Armed with research that people here already saw the importance of keeping dollars recirculating locally, “We really built community support and helped people see how they can take an active role, not only recognizing how they liked the view when they drove down the road, but seeing the connection between their actions and maintaining that view,” Christie said.
Complex problems remain for local farming, she acknowledged, pointing to immigration issues around farm labor as one example, “but we can help improve communication on farms, to strengthen teams across language and cultural barriers.
CISA was a founding partner in PV Grows, a coalition of farm-related organizations to address broader agricultural issues, including a fund that’s invested in Valley Malt as well as Deerfield’s Mycoterra mushroom farm and Casey’s Cans, providing critical sanitary facilities to field workers.
As the landscape keeps changing, with new regulations, and new wrinkles that crop up in innovations, it’s the resourcefulness of farmers themselves who often provide solutions, said Christie.
From the dramatic growth of CSAs to Amazon’s purchase of Whole Foods, there are constant changes, she noted, and “We have to learn from farmers.
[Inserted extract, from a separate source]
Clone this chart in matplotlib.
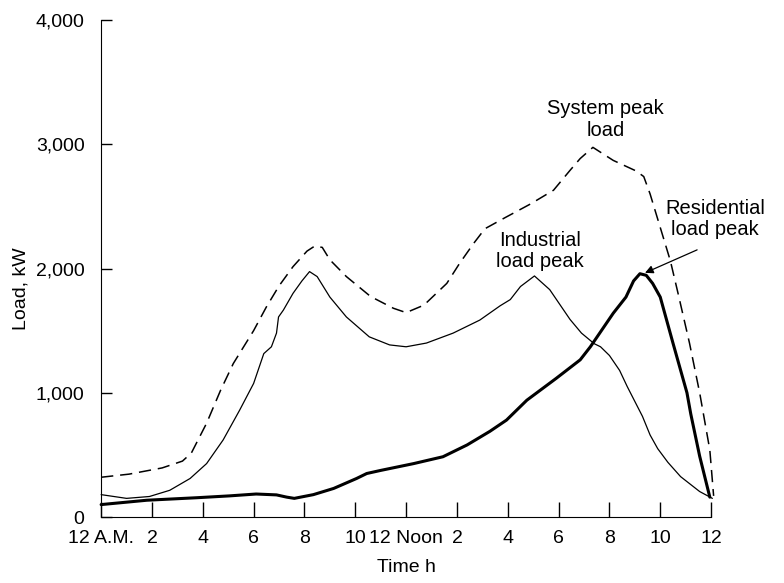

They deal with that every day, with weather, with year-to-year changes in demand, changes in pricing, and in global market. Farmers are experts at being innovative and creative. We have to learn from them how to be responsive in the marketplace, so we’re giving people what they want and help educate people about agriculture, so they recognize that one of the things they want is to have farms here, so you … make that part of your daily diet.”